Diversity in the Gig Economy?

Patrick Llewellyn of 99designs writes at Entrepreneur about “How the Gig Economy Helps Boost Diversity” [1].  In particular, he is referring to online platforms which, he says, “create a truly level playing field irrespective of location, gender, age or background”.

He touts the many benefits to businesses (thinking mainly of web design businesses like his own 99designs), which can find (low cost) talent from all over the globe.  He’s particularly excited by the availability of talent from every geographic location. Online platforms certainly make it way easier to hire contractors far away from your home office.

Llewellyn seems to believe that this is good for workers.  In general, online gigging is “a unique space where the world’s best talent can connect both with each other to exchange ideas and share feedback,” he says.  He views gig workers as “Valuing flexibility over more traditional benefits”, which is a “valid choice.”

Finally, the level playing field is especially important for workers who live far from the centers of commerce and media.  (This, I suppose, is another “valid choice”.)

“No skilled worker should be disadvantaged because of where they were born or where they live.”


This best of all possible worlds bears little resemblance to the actual gig economy.

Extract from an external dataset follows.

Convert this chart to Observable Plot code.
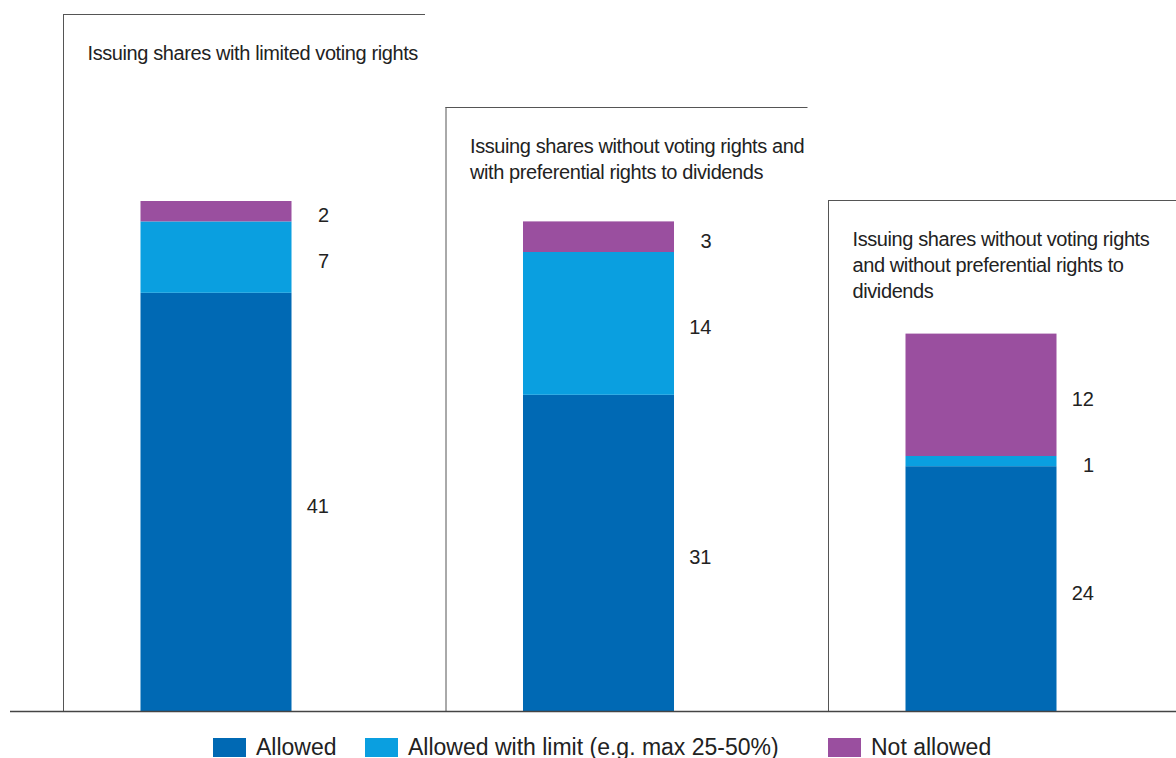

First of all, much if not most of the “gig economy” is not high skilled labor, but trivial piecework for pennies.  And much, if not most, is not online work, even if the labor market is digitized.  Llewellyn is thinking about and talking about a tiny, unrepresentative fraction of the overall gig economy.

Second, he’s rather hazy on what “diversity” means.  He’s primarily thinking of geographical location, which seems to stand in for cultural diversity.  But there are lots of other kinds of diversity to think about, especially gender racial, and ethnic backgrounds—and age. The online contracting workforce is certainly international, but it’s not clear that it is much different in any other way. And there certainly is no evidences that it operates as a level playing field.

Third, he offers not one shred of evidence that such geographic diversity is actually beneficial even to the business.  I’m assuming that he’s thinking of digital collaborations (in English).  Working across time zones with people who never meet in person can be challenging.  I believe it can work well, at least in some cases. But that doesn’t mean its good for all jobs, and there is good reason to think twice about this kind of outsourcing.

Finally, I’ll note that the article is entirely from the point of view of the business. (This is fair, as it appears in Entrepreneur.)  Hiring gig workers via an online platform is basically outsourcing to temp workers from overseas. This may be good for the business, and maybe even for some workers, but is hardly a great thing for most workers.

Let’s put the best spin on Llewellyn’s point:  he’s encouraging employers and freelancers to embrace the opportunity to work with “people who aren’t necessarily like you.”  That’s a good idea, but you scarcely need to outsource through digital share cropping to accomplish that goal.  There are plenty of people “not necessarily like you” right where you live.